= Ear (rune) =

Rune of the Anglo-Saxon futhorc

The Ear rune of the Anglo-Saxon futhorc is a late addition to the alphabet. It is, however, still attested from epigraphical evidence, notably the Thames scramasax, and its introduction thus cannot postdate the 9th century.

| Name | Old English |
Éar
| Shape | Futhorc |
| Unicode | ᛠ U+16E0 |
| Transliteration | ea |
| Transcription | ea, æa |
| IPA | [æ(ː)ɑ] |
| Position in rune-row | 28 or 29 |

==Transliteration==
It is transliterated as ea, and the Anglo-Saxon rune poem glosses it as
' [ear] bẏþ egle eorla gehƿẏlcun, / ðonn[e] fæstlice flæsc onginneþ, / hraƿ colian, hrusan ceosan / blac to gebeddan; bleda gedreosaþ, / ƿẏnna geƿitaþ, ƿera gesƿicaþ.
" [ear] is horrible to every knight, / when the corpse quickly begins to cool / and is laid in the bosom of the dark earth. / Prosperity declines, happiness passes away / and covenants are broken."

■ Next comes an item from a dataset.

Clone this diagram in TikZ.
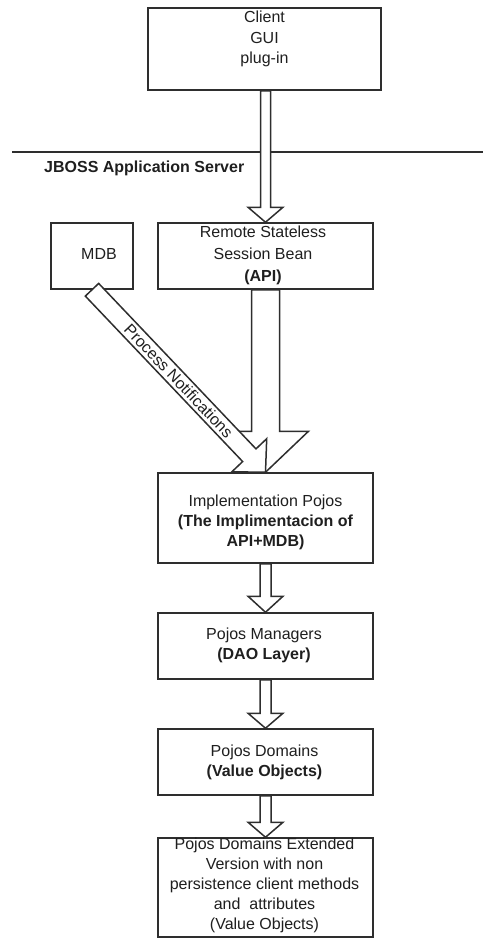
\documentclass[tikz,border=0pt]{standalone}
\usepackage{fontspec}
\setmainfont{Liberation Sans}
\usetikzlibrary{calc}

% Block arrow between two points: start, end, shaft half-width, head half-width, head length
\newcommand\blockarrow[5]{%
  \coordinate (ba-neck) at ($(#2)!#5!(#1)$);
  \draw[blockarrowline]
    ($(#1)!#3!90:(#2)$) -- ($(ba-neck)!#3!-90:(#1)$) -- ($(ba-neck)!#4!-90:(#1)$)
    -- (#2)
    -- ($(ba-neck)!#4!90:(#1)$) -- ($(ba-neck)!#3!90:(#1)$) -- ($(#1)!#3!-90:(#2)$) -- cycle;
}

\begin{document}
\begin{tikzpicture}[x=1pt,y=-1pt,
  outline/.style={draw=black!82, line width=1.5pt},
  box/.style={outline, fill=white, rectangle, inner sep=0pt},
  blockarrowline/.style={outline, fill=white, line join=miter},
  boxtext/.style={align=center, inner sep=0pt, text=black!88,
    font=\fontsize{16}{20.5}\selectfont},
]
\useasboundingbox (0,0) rectangle (483,938);

% server boundary
\coordinate (sep-l) at (12,152);
\coordinate (sep-r) at (483,152);
\draw[outline] (sep-l) -- (sep-r);
\node[boxtext, font=\bfseries\fontsize{16}{20.5}\selectfont, anchor=west] (jboss) at (44,168) {JBOSS Application Server};

% boxes
\node[box, minimum width=233pt, minimum height=82pt] (client) at (264.5,49) {};
\node[box, minimum width=82pt,  minimum height=66pt] (mdb)    at (92,256) {};
\node[box, minimum width=215pt, minimum height=66pt] (remote) at (265.5,256) {};
\node[box, minimum width=215pt, minimum height=90pt] (impl)   at (265.5,518) {};
\node[box, minimum width=215pt, minimum height=66pt] (mgr)    at (265.5,646) {};
\node[box, minimum width=215pt, minimum height=66pt] (dom)    at (265.5,762) {};
\node[box, minimum width=215pt, minimum height=99pt] (ext)    at (265.5,887.5) {};

% block arrows
\blockarrow{remote.north |- client.south}{remote.north}{5pt}{17.5pt}{15pt}
\blockarrow{remote.south}{impl.north}{14pt}{43pt}{41pt}
\blockarrow{mdb.south}{impl.north}{9.2pt}{24pt}{23.5pt}
\blockarrow{impl.south}{mgr.north}{5.5pt}{17.5pt}{16pt}
\blockarrow{mgr.south}{dom.north}{5.5pt}{17.5pt}{15pt}
\blockarrow{dom.south}{ext.north}{5.5pt}{17.5pt}{15pt}

\path (mdb.south) -- node[boxtext, sloped] (notify) {Process Notifications} (impl.north);

% box texts
\node[boxtext] (client-t) at (264.5,39) {Client\\GUI\\plug-in};
\node[boxtext] (mdb-t) at (99,254) {MDB};
\node[boxtext, font=\fontsize{16}{22}\selectfont] (remote-t) at (263,255)
  {Remote Stateless\\Session Bean\hspace*{16pt}\\\textbf{(API)}};
\node[boxtext, font=\fontsize{16}{20}\selectfont] (impl-t) at (265.5,522)
  {Implementation Pojos\\\textbf{(The Implimentacion of}\\\textbf{API+MDB)}};
\node[boxtext, font=\fontsize{16}{20}\selectfont] (mgr-t) at (264,645)
  {Pojos Managers\\\textbf{(DAO Layer)}};
\node[boxtext, font=\fontsize{16}{20}\selectfont] (dom-t) at (264.5,762)
  {Pojos Domains\\\textbf{(Value Objects)}};
\node[boxtext, font=\fontsize{16}{20}\selectfont] (ext-t) at (264.5,885)
  {Pojos Domains Extended\\Version with non\\persistence client methods\\and~~attributes\\(Value Objects)};
\end{tikzpicture}
\end{document}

==Jacob Grimm's interpretation==
Jacob Grimm in his 1835 Teutonic Mythology (ch. 9) attached a deeper significance to the name.
He interprets the Old English poem as describing "death personified", connected to the death-bringing god of war, Ares.
He notes that the ear rune is simply a Tyr rune with two barbs attached to it and suggests that Tir and Ear, Old High German Zio and Eor, were two names of the same god. He finds the name in the toponym of Eresburg (*Eresberc) in Westphalia, in Latin Mons martis.
Grimm thus suggests that the Germans had adopted the name of Greek Ares as an epithet of their god of war, and Eresberc was literally an Areopagus.
Grimm further notes that in the Bavarian (Marcomannic) area, Tuesday (dies Martis) was known as Ertag, Iertag, Irtag, Eritag, Erchtag, Erichtag as opposed to the Swabian and Swiss (Alemannic) region where the same day is Ziestag as in Anglo-Saxon.
Grimm concludes that Ziu was known by the alternative name Eor, derived from Greek Ares, and also as Saxnot among the Saxons, identified as a god of the sword.

== In popular culture ==
In the farm life simulation game Stardew Valley, it represents a symbol of faith called Yoba.